Task to carry out:
Leave out the pictures and print only the lines from the one with "Write a component" through the one with "Chart.register(...registerables);", exactly as they are.

Working data:
-----

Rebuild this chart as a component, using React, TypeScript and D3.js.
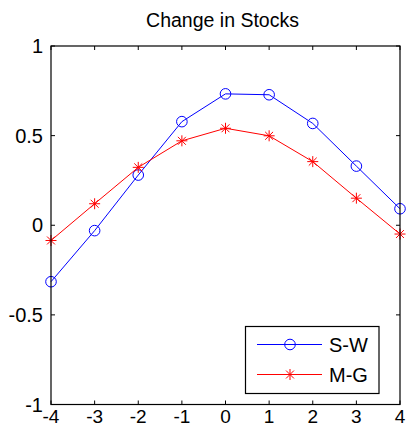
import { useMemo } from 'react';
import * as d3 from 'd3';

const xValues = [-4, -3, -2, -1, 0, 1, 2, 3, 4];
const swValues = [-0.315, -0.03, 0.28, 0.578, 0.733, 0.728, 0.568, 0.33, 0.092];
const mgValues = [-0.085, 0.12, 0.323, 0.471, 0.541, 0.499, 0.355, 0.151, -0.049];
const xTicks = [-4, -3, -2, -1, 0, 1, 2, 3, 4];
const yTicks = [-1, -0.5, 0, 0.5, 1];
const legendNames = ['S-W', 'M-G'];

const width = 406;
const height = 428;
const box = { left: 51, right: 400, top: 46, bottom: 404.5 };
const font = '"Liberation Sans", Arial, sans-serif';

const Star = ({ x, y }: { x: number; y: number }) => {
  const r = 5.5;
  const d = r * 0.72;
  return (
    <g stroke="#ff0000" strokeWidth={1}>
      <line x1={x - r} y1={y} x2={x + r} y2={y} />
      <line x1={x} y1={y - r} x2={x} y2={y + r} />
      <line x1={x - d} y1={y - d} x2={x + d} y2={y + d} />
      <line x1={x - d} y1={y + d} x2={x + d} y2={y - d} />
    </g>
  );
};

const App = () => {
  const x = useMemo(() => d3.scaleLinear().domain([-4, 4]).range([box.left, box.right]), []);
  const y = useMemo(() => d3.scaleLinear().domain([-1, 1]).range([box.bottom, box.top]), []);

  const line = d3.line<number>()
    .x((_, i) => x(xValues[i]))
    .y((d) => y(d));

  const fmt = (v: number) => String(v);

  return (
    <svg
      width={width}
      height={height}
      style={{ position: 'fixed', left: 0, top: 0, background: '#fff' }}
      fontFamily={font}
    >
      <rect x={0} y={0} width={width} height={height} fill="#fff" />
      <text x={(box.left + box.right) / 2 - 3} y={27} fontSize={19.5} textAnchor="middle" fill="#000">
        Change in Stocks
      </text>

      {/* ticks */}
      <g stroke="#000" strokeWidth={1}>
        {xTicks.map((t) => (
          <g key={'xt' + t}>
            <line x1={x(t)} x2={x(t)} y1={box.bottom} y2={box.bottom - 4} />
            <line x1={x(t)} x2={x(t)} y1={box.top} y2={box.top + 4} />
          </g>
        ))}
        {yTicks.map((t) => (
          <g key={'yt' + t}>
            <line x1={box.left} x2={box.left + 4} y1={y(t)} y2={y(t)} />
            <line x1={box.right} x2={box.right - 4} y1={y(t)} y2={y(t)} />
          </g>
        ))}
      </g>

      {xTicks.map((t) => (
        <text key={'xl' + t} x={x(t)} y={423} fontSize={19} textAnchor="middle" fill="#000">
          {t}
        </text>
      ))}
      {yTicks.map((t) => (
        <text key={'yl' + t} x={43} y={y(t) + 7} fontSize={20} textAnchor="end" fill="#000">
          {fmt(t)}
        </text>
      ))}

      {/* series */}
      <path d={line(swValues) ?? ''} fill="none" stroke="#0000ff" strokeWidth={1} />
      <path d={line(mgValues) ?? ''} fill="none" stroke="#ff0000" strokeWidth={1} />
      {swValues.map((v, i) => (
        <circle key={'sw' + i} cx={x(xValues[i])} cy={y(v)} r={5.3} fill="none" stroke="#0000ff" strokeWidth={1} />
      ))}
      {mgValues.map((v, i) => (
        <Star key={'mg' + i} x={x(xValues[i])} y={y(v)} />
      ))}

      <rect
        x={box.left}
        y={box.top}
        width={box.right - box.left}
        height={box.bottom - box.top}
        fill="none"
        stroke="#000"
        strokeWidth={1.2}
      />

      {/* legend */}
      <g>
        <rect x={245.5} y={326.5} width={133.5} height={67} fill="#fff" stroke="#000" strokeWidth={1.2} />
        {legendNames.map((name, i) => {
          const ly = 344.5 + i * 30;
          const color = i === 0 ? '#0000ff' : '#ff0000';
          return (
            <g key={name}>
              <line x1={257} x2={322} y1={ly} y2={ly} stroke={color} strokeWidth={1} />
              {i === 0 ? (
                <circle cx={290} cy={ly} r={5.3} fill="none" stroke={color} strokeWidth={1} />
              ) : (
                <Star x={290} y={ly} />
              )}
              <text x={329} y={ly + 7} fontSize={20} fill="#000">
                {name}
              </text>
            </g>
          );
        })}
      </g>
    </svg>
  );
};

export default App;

-----

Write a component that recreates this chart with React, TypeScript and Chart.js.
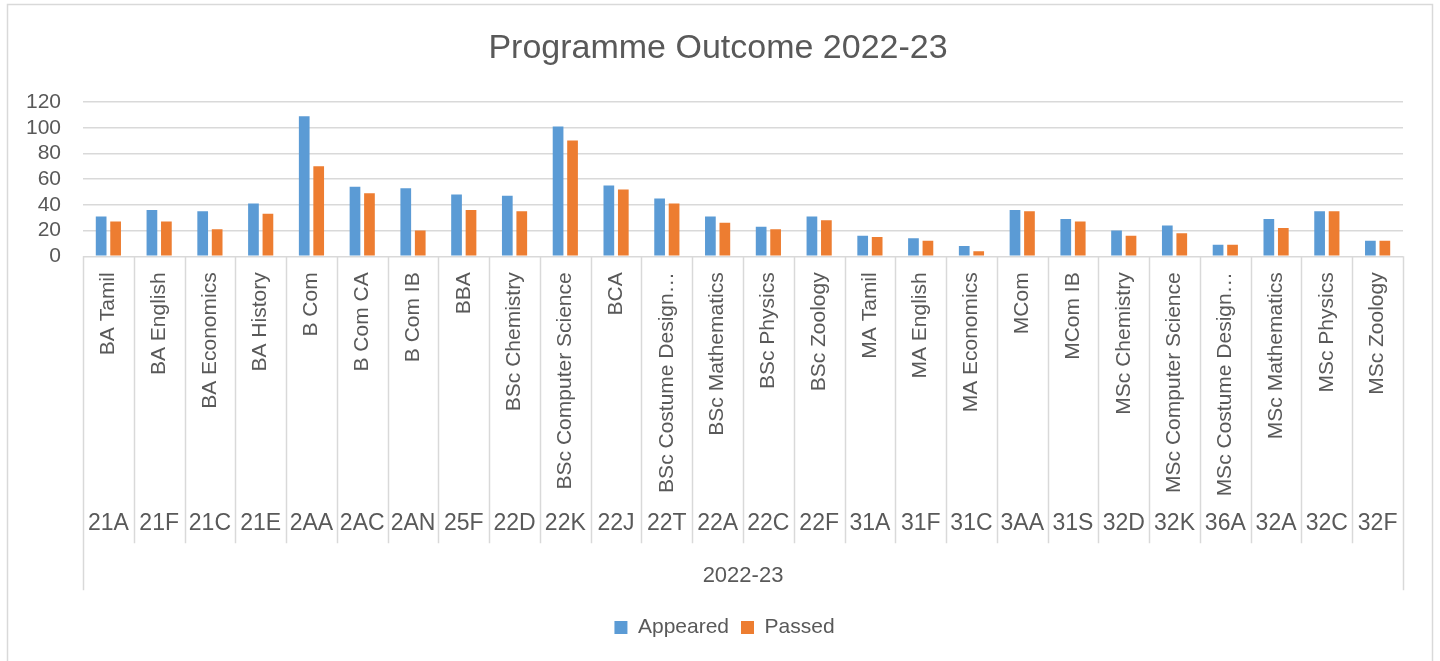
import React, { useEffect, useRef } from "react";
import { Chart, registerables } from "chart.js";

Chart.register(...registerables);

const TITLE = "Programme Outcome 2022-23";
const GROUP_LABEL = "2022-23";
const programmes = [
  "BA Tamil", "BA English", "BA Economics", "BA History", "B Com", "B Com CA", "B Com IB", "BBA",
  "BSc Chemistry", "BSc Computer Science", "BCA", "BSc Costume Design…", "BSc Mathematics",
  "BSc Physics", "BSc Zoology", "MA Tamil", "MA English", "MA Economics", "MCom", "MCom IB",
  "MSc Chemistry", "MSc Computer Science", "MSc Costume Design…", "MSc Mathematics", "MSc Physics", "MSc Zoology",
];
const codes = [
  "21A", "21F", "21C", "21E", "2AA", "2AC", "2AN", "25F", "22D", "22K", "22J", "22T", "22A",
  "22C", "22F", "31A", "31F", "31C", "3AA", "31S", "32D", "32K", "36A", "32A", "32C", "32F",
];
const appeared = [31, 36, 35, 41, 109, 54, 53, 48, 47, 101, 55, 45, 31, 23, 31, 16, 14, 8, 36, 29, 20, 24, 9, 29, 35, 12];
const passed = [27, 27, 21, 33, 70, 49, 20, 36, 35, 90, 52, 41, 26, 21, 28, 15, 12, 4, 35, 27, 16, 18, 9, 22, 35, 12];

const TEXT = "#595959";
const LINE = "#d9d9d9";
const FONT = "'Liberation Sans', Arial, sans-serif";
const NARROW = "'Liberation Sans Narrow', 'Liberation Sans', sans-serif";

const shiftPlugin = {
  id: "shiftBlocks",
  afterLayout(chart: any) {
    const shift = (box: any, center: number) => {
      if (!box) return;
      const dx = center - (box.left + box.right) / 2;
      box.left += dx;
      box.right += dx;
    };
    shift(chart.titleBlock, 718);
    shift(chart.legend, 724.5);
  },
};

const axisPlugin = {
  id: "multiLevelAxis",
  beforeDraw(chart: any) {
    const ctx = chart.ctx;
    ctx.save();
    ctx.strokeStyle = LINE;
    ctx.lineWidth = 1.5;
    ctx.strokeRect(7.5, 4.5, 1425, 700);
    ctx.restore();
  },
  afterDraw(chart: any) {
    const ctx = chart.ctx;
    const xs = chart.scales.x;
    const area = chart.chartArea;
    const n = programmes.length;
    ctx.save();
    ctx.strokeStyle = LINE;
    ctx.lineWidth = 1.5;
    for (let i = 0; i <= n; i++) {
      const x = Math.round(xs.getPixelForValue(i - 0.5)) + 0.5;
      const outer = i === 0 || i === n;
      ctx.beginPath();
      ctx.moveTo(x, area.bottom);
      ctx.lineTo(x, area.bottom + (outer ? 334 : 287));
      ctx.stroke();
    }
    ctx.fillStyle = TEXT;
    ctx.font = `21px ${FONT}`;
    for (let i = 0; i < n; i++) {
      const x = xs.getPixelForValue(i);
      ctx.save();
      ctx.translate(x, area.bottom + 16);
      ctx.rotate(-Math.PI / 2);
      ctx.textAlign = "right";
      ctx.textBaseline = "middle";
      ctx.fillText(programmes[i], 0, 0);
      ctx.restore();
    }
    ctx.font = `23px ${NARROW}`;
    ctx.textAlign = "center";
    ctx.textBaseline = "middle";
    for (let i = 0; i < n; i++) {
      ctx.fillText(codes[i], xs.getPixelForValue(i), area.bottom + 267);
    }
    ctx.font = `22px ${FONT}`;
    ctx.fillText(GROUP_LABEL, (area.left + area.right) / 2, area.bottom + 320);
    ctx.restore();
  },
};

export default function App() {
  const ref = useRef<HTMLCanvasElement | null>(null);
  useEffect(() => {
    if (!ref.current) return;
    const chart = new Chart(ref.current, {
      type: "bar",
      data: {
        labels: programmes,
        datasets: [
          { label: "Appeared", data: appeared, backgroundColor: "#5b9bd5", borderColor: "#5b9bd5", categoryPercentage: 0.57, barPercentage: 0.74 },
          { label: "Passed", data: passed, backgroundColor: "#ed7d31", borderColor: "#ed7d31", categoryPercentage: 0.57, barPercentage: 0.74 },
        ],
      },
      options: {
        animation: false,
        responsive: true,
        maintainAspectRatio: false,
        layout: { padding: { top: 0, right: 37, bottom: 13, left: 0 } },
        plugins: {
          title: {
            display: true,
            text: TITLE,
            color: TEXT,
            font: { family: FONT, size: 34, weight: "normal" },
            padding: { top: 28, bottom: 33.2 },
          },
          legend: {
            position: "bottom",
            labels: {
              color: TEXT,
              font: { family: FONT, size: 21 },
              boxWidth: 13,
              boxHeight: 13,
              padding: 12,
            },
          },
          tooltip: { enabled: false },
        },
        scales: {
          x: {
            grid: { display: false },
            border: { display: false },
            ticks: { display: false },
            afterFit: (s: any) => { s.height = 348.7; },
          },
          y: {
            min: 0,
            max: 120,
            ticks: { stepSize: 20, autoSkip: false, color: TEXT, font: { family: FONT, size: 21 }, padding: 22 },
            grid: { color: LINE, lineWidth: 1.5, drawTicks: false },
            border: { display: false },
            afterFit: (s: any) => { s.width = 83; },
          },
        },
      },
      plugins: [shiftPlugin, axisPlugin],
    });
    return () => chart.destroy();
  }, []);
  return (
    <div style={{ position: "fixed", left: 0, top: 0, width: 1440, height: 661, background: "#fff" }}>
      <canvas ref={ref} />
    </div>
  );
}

-----

Written response:
Write a component that recreates this chart with React, TypeScript and Chart.js.
import React, { useEffect, useRef } from "react";
import { Chart, registerables } from "chart.js";

Chart.register(...registerables);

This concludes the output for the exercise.